* Stated problem: Repeat every line exactly, keeping the pictures out of the copy.

* Dataset excerpt:

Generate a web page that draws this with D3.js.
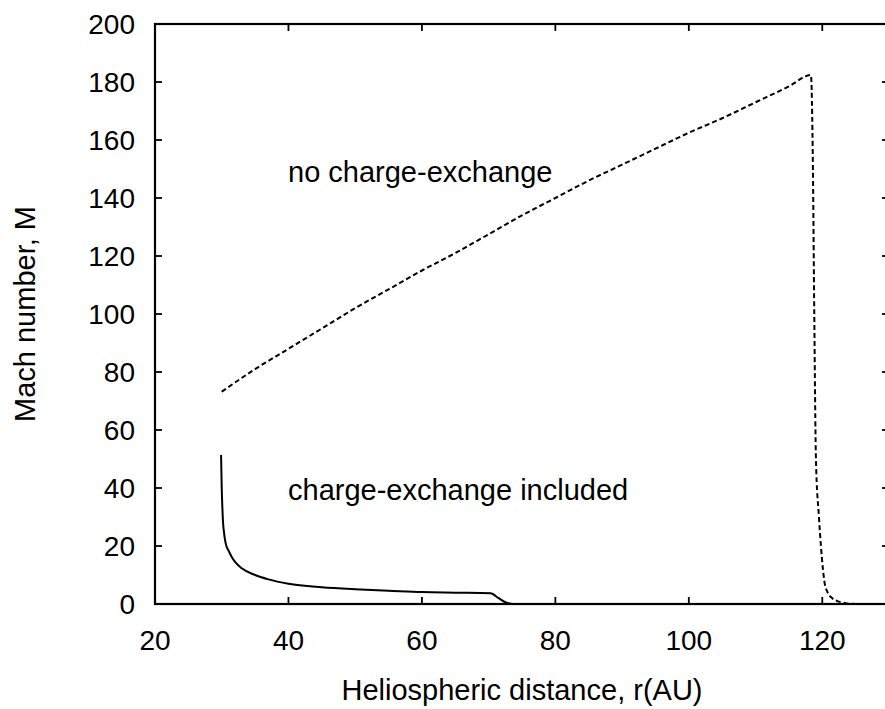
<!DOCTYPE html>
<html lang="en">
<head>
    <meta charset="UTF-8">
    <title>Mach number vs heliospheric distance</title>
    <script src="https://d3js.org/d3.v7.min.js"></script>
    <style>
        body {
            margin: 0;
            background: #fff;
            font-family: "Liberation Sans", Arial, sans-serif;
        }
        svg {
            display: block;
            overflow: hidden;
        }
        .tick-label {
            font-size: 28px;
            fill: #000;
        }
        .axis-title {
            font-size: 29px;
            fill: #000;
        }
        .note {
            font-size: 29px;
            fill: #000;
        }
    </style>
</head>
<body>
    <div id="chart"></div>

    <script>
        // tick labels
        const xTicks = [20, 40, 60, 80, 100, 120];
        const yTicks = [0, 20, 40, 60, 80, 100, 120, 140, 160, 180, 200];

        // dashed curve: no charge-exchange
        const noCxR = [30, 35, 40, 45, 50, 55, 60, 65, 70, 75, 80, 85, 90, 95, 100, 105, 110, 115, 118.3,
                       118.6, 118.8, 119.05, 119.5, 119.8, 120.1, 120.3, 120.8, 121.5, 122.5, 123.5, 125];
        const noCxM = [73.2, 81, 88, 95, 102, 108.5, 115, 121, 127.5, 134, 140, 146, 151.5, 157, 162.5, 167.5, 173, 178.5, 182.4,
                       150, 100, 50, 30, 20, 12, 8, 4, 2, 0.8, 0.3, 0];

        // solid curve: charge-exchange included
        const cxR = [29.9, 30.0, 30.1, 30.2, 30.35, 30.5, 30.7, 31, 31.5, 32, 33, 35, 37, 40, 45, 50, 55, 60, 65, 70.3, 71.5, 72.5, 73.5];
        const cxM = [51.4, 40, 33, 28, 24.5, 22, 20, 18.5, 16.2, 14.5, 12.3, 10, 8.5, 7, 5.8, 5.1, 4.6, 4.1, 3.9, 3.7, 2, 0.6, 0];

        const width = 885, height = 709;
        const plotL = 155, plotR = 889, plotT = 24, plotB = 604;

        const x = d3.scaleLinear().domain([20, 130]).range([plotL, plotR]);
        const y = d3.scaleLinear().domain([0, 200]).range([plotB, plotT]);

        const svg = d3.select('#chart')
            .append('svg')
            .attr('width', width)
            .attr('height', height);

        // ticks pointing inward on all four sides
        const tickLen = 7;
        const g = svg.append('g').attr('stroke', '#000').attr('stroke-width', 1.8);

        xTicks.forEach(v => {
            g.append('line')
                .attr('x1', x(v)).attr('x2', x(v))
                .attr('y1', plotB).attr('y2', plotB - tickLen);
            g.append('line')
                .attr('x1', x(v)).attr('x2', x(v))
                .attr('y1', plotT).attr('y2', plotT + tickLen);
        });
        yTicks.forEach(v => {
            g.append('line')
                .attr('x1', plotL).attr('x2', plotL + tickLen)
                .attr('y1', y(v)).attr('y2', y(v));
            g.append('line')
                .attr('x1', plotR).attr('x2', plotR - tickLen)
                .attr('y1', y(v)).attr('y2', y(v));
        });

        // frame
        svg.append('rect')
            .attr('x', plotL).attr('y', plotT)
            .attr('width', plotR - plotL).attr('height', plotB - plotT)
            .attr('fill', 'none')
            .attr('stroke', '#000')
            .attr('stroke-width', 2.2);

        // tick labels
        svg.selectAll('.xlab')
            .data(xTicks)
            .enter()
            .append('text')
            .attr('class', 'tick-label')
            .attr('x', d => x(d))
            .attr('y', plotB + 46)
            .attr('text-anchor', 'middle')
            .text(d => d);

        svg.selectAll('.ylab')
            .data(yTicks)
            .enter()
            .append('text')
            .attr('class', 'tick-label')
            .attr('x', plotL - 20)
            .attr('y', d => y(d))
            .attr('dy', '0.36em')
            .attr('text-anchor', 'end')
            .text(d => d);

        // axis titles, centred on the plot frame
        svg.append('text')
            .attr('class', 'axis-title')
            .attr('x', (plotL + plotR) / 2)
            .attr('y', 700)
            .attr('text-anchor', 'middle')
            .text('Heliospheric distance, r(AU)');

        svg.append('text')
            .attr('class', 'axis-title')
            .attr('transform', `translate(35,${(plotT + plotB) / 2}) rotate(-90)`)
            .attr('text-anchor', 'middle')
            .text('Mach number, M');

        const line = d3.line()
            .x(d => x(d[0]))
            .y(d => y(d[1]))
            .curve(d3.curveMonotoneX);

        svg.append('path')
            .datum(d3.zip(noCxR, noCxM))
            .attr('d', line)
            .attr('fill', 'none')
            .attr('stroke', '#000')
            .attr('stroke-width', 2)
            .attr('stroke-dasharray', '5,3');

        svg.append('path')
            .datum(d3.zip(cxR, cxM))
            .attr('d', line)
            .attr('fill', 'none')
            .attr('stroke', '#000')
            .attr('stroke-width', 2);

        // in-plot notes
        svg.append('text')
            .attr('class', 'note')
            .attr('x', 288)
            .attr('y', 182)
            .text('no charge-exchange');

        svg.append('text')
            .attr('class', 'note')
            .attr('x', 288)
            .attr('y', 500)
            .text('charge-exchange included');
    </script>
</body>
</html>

* Written reply:
Generate a web page that draws this with D3.js.
<!DOCTYPE html>
<html lang="en">
<head>
    <meta charset="UTF-8">
    <title>Mach number vs heliospheric distance</title>
    <script src="https://d3js.org/d3.v7.min.js"></script>
    <style>
        body {
            margin: 0;
            background: #fff;
            font-family: "Liberation Sans", Arial, sans-serif;
        }
        svg {
            display: block;
            overflow: hidden;
        }
        .tick-label {
            font-size: 28px;
            fill: #000;
        }
        .axis-title {
            font-size: 29px;
            fill: #000;
        }
        .note {
            font-size: 29px;
            fill: #000;
        }
    </style>
</head>
<body>
    <div id="chart"></div>

    <script>
        // tick labels
        const xTicks = [20, 40, 60, 80, 100, 120];
        const yTicks = [0, 20, 40, 60, 80, 100, 120, 140, 160, 180, 200];

        // dashed curve: no charge-exchange
        const noCxR = [30, 35, 40, 45, 50, 55, 60, 65, 70, 75, 80, 85, 90, 95, 100, 105, 110, 115, 118.3,
                       118.6, 118.8, 119.05, 119.5, 119.8, 120.1, 120.3, 120.8, 121.5, 122.5, 123.5, 125];
        const noCxM = [73.2, 81, 88, 95, 102, 108.5, 115, 121, 127.5, 134, 140, 146, 151.5, 157, 162.5, 167.5, 173, 178.5, 182.4,
                       150, 100, 50, 30, 20, 12, 8, 4, 2, 0.8, 0.3, 0];

        // solid curve: charge-exchange included
        const cxR = [29.9, 30.0, 30.1, 30.2, 30.35, 30.5, 30.7, 31, 31.5, 32, 33, 35, 37, 40, 45, 50, 55, 60, 65, 70.3, 71.5, 72.5, 73.5];
        const cxM = [51.4, 40, 33, 28, 24.5, 22, 20, 18.5, 16.2, 14.5, 12.3, 10, 8.5, 7, 5.8, 5.1, 4.6, 4.1, 3.9, 3.7, 2, 0.6, 0];

        const width = 885, height = 709;
        const plotL = 155, plotR = 889, plotT = 24, plotB = 604;

        const x = d3.scaleLinear().domain([20, 130]).range([plotL, plotR]);
        const y = d3.scaleLinear().domain([0, 200]).range([plotB, plotT]);

        const svg = d3.select('#chart')
            .append('svg')
            .attr('width', width)
            .attr('height', height);

        // ticks pointing inward on all four sides
        const tickLen = 7;
        const g = svg.append('g').attr('stroke', '#000').attr('stroke-width', 1.8);

        xTicks.forEach(v => {
            g.append('line')
                .attr('x1', x(v)).attr('x2', x(v))
                .attr('y1', plotB).attr('y2', plotB - tickLen);
            g.append('line')
                .attr('x1', x(v)).attr('x2', x(v))
                .attr('y1', plotT).attr('y2', plotT + tickLen);
        });
        yTicks.forEach(v => {
            g.append('line')
                .attr('x1', plotL).attr('x2', plotL + tickLen)
                .attr('y1', y(v)).attr('y2', y(v));
            g.append('line')
                .attr('x1', plotR).attr('x2', plotR - tickLen)
                .attr('y1', y(v)).attr('y2', y(v));
        });

        // frame
        svg.append('rect')
            .attr('x', plotL).attr('y', plotT)
            .attr('width', plotR - plotL).attr('height', plotB - plotT)
            .attr('fill', 'none')
            .attr('stroke', '#000')
            .attr('stroke-width', 2.2);

        // tick labels
        svg.selectAll('.xlab')
            .data(xTicks)
            .enter()
            .append('text')
            .attr('class', 'tick-label')
            .attr('x', d => x(d))
            .attr('y', plotB + 46)
            .attr('text-anchor', 'middle')
            .text(d => d);

        svg.selectAll('.ylab')
            .data(yTicks)
            .enter()
            .append('text')
            .attr('class', 'tick-label')
            .attr('x', plotL - 20)
            .attr('y', d => y(d))
            .attr('dy', '0.36em')
            .attr('text-anchor', 'end')
            .text(d => d);

        // axis titles, centred on the plot frame
        svg.append('text')
            .attr('class', 'axis-title')
            .attr('x', (plotL + plotR) / 2)
            .attr('y', 700)
            .attr('text-anchor', 'middle')
            .text('Heliospheric distance, r(AU)');

        svg.append('text')
            .attr('class', 'axis-title')
            .attr('transform', `translate(35,${(plotT + plotB) / 2}) rotate(-90)`)
            .attr('text-anchor', 'middle')
            .text('Mach number, M');

        const line = d3.line()
            .x(d => x(d[0]))
            .y(d => y(d[1]))
            .curve(d3.curveMonotoneX);

        svg.append('path')
            .datum(d3.zip(noCxR, noCxM))
            .attr('d', line)
            .attr('fill', 'none')
            .attr('stroke', '#000')
            .attr('stroke-width', 2)
            .attr('stroke-dasharray', '5,3');

        svg.append('path')
            .datum(d3.zip(cxR, cxM))
            .attr('d', line)
            .attr('fill', 'none')
            .attr('stroke', '#000')
            .attr('stroke-width', 2);

        // in-plot notes
        svg.append('text')
            .attr('class', 'note')
            .attr('x', 288)
            .attr('y', 182)
            .text('no charge-exchange');

        svg.append('text')
            .attr('class', 'note')
            .attr('x', 288)
            .attr('y', 500)
            .text('charge-exchange included');
    </script>
</body>
</html>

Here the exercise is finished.